The world urgently needs more female engineers and computer programmers, the UN Educational, Scientific and Cultural Organisation (UNESCO) has said.
UNESCO stated this in its Science Report: Towards 2030”, released ahead of the International Day of Women and Girls in Science, marked annually on Feb. 11.
The report says the world needs science and science needs women, however, showing that women are increasingly graduating with life science degrees but are still rare in engineering and computer science, especially in developed economies.
“An analysis of computer science shows a steady decrease in female graduates since 2000 that is particularly marked in high-income countries.
“This should be a wake-up call,” UNESCO said.
“Female participation is falling in a field that is expanding globally as its importance for national economies grows, penetrating every aspect of daily life,” the report stated.

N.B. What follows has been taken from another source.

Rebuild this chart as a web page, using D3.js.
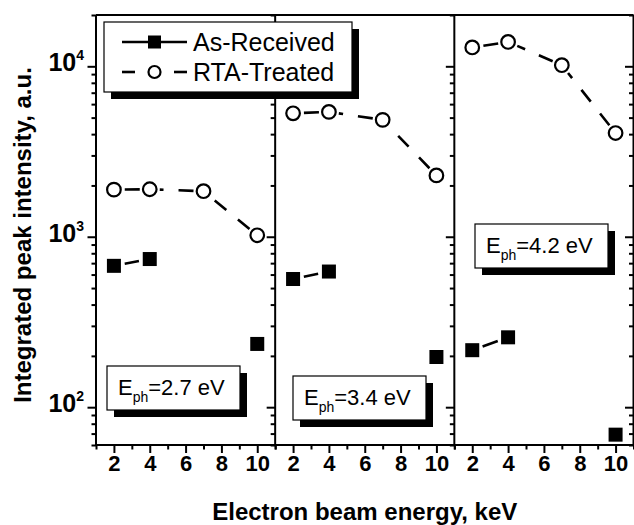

The share of women graduates in computer science between 2000 and 2012 slipped in Australia, New Zealand, the Republic of Korea and the U.S., as well as in Latin America and the Caribbean, it said.
The share of women working as engineers is also higher in some developing countries, with increases observed in sub-Saharan and Arab countries, according to the report.
It said women in the United Arab Emirates, for example, had benefited from national policies that promote training and employment of Emirates citizens, and in particular women.
“Women now account for 53 per cent of world’s bachelor’s and master’s graduates in science and 43 per cent of PhDs, according to the UNESCO report.
“Since 2000, there has been a steady increase in female graduates in agricultural sciences, likely driven by an emphasis on national food security and the food industry.
“In sub-Saharan Africa, for instance, female graduates in agricultural science have been increasing steadily, with women comprising 40 per cent or more of graduates in Lesotho, Madagascar, Mozambique, Namibia, Sierra Leone, South Africa, Swaziland and Zimbabwe.
“Medicine is also a field increasingly popular with women, with six out of 10 researchers being women in both medical and agricultural sciences in Belarus and New Zealand, for instance.”
In research, however, it said women still lag men at 28 per cent.
The figure fluctuates geographically with women in Southeast Europe are on par with men, and at 44 per cent in Central Asia, Latin America and the Caribbean. According to the report, the numbers are particularly low in the EU, sub-Saharan Africa and South Asia.
To encourage women and girls to study and work in science, technology, engineering and mathematics (STEM), the UN said it has organised a number of events around the world.
In 2016, UNESCO and the L’Oréal Foundation launched the manifesto For Women in Science, to engage governments and stakeholders in promoting the full participation of girls and women in science.